>> START
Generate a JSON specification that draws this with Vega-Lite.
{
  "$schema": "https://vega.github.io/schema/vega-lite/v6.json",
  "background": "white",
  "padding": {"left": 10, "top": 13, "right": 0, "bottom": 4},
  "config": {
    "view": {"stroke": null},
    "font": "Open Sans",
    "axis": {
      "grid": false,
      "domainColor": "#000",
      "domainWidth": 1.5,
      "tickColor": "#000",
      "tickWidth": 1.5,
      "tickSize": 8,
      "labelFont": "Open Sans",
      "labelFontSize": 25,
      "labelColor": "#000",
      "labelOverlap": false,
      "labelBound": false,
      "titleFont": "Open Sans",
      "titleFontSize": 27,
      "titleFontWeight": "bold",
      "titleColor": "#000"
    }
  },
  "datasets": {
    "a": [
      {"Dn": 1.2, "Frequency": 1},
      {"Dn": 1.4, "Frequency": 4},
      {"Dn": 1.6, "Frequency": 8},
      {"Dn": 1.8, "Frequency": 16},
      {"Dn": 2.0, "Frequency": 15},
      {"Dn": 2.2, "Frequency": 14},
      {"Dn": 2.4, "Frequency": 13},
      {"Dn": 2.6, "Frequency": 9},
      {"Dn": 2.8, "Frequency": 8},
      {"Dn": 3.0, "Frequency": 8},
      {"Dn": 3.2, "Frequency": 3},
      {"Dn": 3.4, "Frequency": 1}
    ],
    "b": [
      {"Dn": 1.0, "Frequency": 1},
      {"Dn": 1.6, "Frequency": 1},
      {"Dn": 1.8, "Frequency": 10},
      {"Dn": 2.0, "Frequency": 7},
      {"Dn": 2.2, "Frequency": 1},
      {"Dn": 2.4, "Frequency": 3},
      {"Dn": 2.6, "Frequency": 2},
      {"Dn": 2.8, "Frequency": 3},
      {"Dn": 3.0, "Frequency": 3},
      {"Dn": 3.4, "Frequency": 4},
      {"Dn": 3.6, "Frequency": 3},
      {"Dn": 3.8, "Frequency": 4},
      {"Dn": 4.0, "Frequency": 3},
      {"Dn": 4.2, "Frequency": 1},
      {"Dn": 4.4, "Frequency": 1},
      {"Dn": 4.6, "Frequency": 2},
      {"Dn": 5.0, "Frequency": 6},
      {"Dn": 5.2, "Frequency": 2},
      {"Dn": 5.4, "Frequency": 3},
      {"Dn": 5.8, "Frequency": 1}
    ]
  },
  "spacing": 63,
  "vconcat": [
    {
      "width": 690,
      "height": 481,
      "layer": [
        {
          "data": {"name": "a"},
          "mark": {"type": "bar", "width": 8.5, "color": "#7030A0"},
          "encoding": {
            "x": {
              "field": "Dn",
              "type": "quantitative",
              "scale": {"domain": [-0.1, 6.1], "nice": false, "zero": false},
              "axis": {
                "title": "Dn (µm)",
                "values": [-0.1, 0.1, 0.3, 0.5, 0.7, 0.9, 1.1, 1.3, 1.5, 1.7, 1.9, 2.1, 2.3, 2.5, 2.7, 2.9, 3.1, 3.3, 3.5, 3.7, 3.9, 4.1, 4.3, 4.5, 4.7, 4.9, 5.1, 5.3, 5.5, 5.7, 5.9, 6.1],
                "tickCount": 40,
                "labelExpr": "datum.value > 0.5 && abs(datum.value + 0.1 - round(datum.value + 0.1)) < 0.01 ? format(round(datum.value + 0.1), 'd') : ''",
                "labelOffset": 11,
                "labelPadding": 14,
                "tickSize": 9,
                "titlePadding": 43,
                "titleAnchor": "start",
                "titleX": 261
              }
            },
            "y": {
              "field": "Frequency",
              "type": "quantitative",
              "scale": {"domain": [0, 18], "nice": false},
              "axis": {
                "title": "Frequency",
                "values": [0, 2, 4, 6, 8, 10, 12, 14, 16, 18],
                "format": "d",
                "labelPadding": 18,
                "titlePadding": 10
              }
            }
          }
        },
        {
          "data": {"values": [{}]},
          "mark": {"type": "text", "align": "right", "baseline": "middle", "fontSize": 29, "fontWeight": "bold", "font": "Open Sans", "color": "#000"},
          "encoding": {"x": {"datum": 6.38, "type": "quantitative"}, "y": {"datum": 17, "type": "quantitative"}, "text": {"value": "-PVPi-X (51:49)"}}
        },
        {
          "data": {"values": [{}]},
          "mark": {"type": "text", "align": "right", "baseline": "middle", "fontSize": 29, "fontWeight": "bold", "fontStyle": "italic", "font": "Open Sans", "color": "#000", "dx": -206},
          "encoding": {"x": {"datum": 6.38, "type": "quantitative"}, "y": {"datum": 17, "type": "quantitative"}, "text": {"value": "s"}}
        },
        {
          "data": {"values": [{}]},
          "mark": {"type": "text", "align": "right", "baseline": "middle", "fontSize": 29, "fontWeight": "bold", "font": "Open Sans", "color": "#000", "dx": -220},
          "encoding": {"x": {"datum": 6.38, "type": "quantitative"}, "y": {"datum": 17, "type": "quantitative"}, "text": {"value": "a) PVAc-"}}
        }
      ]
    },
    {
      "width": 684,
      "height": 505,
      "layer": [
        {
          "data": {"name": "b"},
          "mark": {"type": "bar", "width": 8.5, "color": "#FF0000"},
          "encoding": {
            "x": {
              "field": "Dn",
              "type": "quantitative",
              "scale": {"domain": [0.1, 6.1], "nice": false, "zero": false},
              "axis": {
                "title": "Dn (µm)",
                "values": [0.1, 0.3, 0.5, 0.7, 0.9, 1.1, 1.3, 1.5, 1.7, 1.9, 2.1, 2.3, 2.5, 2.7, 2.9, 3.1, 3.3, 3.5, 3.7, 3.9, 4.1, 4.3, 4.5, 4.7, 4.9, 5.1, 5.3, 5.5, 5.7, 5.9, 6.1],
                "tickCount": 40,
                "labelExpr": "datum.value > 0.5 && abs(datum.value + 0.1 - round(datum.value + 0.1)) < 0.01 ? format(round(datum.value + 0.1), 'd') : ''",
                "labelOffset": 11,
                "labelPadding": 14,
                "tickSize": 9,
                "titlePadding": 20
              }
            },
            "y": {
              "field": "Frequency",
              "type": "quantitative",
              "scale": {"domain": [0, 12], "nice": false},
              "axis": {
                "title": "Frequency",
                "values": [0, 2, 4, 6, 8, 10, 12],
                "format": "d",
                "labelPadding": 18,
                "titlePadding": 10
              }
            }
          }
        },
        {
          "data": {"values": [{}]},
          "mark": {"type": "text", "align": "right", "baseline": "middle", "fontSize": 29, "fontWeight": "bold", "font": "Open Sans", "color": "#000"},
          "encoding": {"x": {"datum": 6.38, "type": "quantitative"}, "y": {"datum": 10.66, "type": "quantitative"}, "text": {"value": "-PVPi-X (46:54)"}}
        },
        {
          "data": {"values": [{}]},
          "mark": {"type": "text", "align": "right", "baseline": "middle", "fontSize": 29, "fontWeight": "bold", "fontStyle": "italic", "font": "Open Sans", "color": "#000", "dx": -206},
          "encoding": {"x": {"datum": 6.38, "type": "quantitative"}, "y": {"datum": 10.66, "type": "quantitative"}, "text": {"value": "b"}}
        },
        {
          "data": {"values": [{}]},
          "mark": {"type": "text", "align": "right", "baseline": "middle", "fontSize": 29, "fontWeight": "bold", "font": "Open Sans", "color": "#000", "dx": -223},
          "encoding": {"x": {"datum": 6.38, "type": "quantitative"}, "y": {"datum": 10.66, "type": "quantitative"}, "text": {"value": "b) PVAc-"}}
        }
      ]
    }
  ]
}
>> END
Extract all of the data above and output it character for character.

Generate a JSON specification that draws this with Vega-Lite.
{
  "$schema": "https://vega.github.io/schema/vega-lite/v6.json",
  "background": "white",
  "padding": {"left": 10, "top": 13, "right": 0, "bottom": 4},
  "config": {
    "view": {"stroke": null},
    "font": "Open Sans",
    "axis": {
      "grid": false,
      "domainColor": "#000",
      "domainWidth": 1.5,
      "tickColor": "#000",
      "tickWidth": 1.5,
      "tickSize": 8,
      "labelFont": "Open Sans",
      "labelFontSize": 25,
      "labelColor": "#000",
      "labelOverlap": false,
      "labelBound": false,
      "titleFont": "Open Sans",
      "titleFontSize": 27,
      "titleFontWeight": "bold",
      "titleColor": "#000"
    }
  },
  "datasets": {
    "a": [
      {"Dn": 1.2, "Frequency": 1},
      {"Dn": 1.4, "Frequency": 4},
      {"Dn": 1.6, "Frequency": 8},
      {"Dn": 1.8, "Frequency": 16},
      {"Dn": 2.0, "Frequency": 15},
      {"Dn": 2.2, "Frequency": 14},
      {"Dn": 2.4, "Frequency": 13},
      {"Dn": 2.6, "Frequency": 9},
      {"Dn": 2.8, "Frequency": 8},
      {"Dn": 3.0, "Frequency": 8},
      {"Dn": 3.2, "Frequency": 3},
      {"Dn": 3.4, "Frequency": 1}
    ],
    "b": [
      {"Dn": 1.0, "Frequency": 1},
      {"Dn": 1.6, "Frequency": 1},
      {"Dn": 1.8, "Frequency": 10},
      {"Dn": 2.0, "Frequency": 7},
      {"Dn": 2.2, "Frequency": 1},
      {"Dn": 2.4, "Frequency": 3},
      {"Dn": 2.6, "Frequency": 2},
      {"Dn": 2.8, "Frequency": 3},
      {"Dn": 3.0, "Frequency": 3},
      {"Dn": 3.4, "Frequency": 4},
      {"Dn": 3.6, "Frequency": 3},
      {"Dn": 3.8, "Frequency": 4},
      {"Dn": 4.0, "Frequency": 3},
      {"Dn": 4.2, "Frequency": 1},
      {"Dn": 4.4, "Frequency": 1},
      {"Dn": 4.6, "Frequency": 2},
      {"Dn": 5.0, "Frequency": 6},
      {"Dn": 5.2, "Frequency": 2},
      {"Dn": 5.4, "Frequency": 3},
      {"Dn": 5.8, "Frequency": 1}
    ]
  },
  "spacing": 63,
  "vconcat": [
    {
      "width": 690,
      "height": 481,
      "layer": [
        {
          "data": {"name": "a"},
          "mark": {"type": "bar", "width": 8.5, "color": "#7030A0"},
          "encoding": {
            "x": {
              "field": "Dn",
              "type": "quantitative",
              "scale": {"domain": [-0.1, 6.1], "nice": false, "zero": false},
              "axis": {
                "title": "Dn (µm)",
                "values": [-0.1, 0.1, 0.3, 0.5, 0.7, 0.9, 1.1, 1.3, 1.5, 1.7, 1.9, 2.1, 2.3, 2.5, 2.7, 2.9, 3.1, 3.3, 3.5, 3.7, 3.9, 4.1, 4.3, 4.5, 4.7, 4.9, 5.1, 5.3, 5.5, 5.7, 5.9, 6.1],
                "tickCount": 40,
                "labelExpr": "datum.value > 0.5 && abs(datum.value + 0.1 - round(datum.value + 0.1)) < 0.01 ? format(round(datum.value + 0.1), 'd') : ''",
                "labelOffset": 11,
                "labelPadding": 14,
                "tickSize": 9,
                "titlePadding": 43,
                "titleAnchor": "start",
                "titleX": 261
              }
            },
            "y": {
              "field": "Frequency",
              "type": "quantitative",
              "scale": {"domain": [0, 18], "nice": false},
              "axis": {
                "title": "Frequency",
                "values": [0, 2, 4, 6, 8, 10, 12, 14, 16, 18],
                "format": "d",
                "labelPadding": 18,
                "titlePadding": 10
              }
            }
          }
        },
        {
          "data": {"values": [{}]},
          "mark": {"type": "text", "align": "right", "baseline": "middle", "fontSize": 29, "fontWeight": "bold", "font": "Open Sans", "color": "#000"},
          "encoding": {"x": {"datum": 6.38, "type": "quantitative"}, "y": {"datum": 17, "type": "quantitative"}, "text": {"value": "-PVPi-X (51:49)"}}
        },
        {
          "data": {"values": [{}]},
          "mark": {"type": "text", "align": "right", "baseline": "middle", "fontSize": 29, "fontWeight": "bold", "fontStyle": "italic", "font": "Open Sans", "color": "#000", "dx": -206},
          "encoding": {"x": {"datum": 6.38, "type": "quantitative"}, "y": {"datum": 17, "type": "quantitative"}, "text": {"value": "s"}}
        },
        {
          "data": {"values": [{}]},
          "mark": {"type": "text", "align": "right", "baseline": "middle", "fontSize": 29, "fontWeight": "bold", "font": "Open Sans", "color": "#000", "dx": -220},
          "encoding": {"x": {"datum": 6.38, "type": "quantitative"}, "y": {"datum": 17, "type": "quantitative"}, "text": {"value": "a) PVAc-"}}
        }
      ]
    },
    {
      "width": 684,
      "height": 505,
      "layer": [
        {
          "data": {"name": "b"},
          "mark": {"type": "bar", "width": 8.5, "color": "#FF0000"},
          "encoding": {
            "x": {
              "field": "Dn",
              "type": "quantitative",
              "scale": {"domain": [0.1, 6.1], "nice": false, "zero": false},
              "axis": {
                "title": "Dn (µm)",
                "values": [0.1, 0.3, 0.5, 0.7, 0.9, 1.1, 1.3, 1.5, 1.7, 1.9, 2.1, 2.3, 2.5, 2.7, 2.9, 3.1, 3.3, 3.5, 3.7, 3.9, 4.1, 4.3, 4.5, 4.7, 4.9, 5.1, 5.3, 5.5, 5.7, 5.9, 6.1],
                "tickCount": 40,
                "labelExpr": "datum.value > 0.5 && abs(datum.value + 0.1 - round(datum.value + 0.1)) < 0.01 ? format(round(datum.value + 0.1), 'd') : ''",
                "labelOffset": 11,
                "labelPadding": 14,
                "tickSize": 9,
                "titlePadding": 20
              }
            },
            "y": {
              "field": "Frequency",
              "type": "quantitative",
              "scale": {"domain": [0, 12], "nice": false},
              "axis": {
                "title": "Frequency",
                "values": [0, 2, 4, 6, 8, 10, 12],
                "format": "d",
                "labelPadding": 18,
                "titlePadding": 10
              }
            }
          }
        },
        {
          "data": {"values": [{}]},
          "mark": {"type": "text", "align": "right", "baseline": "middle", "fontSize": 29, "fontWeight": "bold", "font": "Open Sans", "color": "#000"},
          "encoding": {"x": {"datum": 6.38, "type": "quantitative"}, "y": {"datum": 10.66, "type": "quantitative"}, "text": {"value": "-PVPi-X (46:54)"}}
        },
        {
          "data": {"values": [{}]},
          "mark": {"type": "text", "align": "right", "baseline": "middle", "fontSize": 29, "fontWeight": "bold", "fontStyle": "italic", "font": "Open Sans", "color": "#000", "dx": -206},
          "encoding": {"x": {"datum": 6.38, "type": "quantitative"}, "y": {"datum": 10.66, "type": "quantitative"}, "text": {"value": "b"}}
        },
        {
          "data": {"values": [{}]},
          "mark": {"type": "text", "align": "right", "baseline": "middle", "fontSize": 29, "fontWeight": "bold", "font": "Open Sans", "color": "#000", "dx": -223},
          "encoding": {"x": {"datum": 6.38, "type": "quantitative"}, "y": {"datum": 10.66, "type": "quantitative"}, "text": {"value": "b) PVAc-"}}
        }
      ]
    }
  ]
}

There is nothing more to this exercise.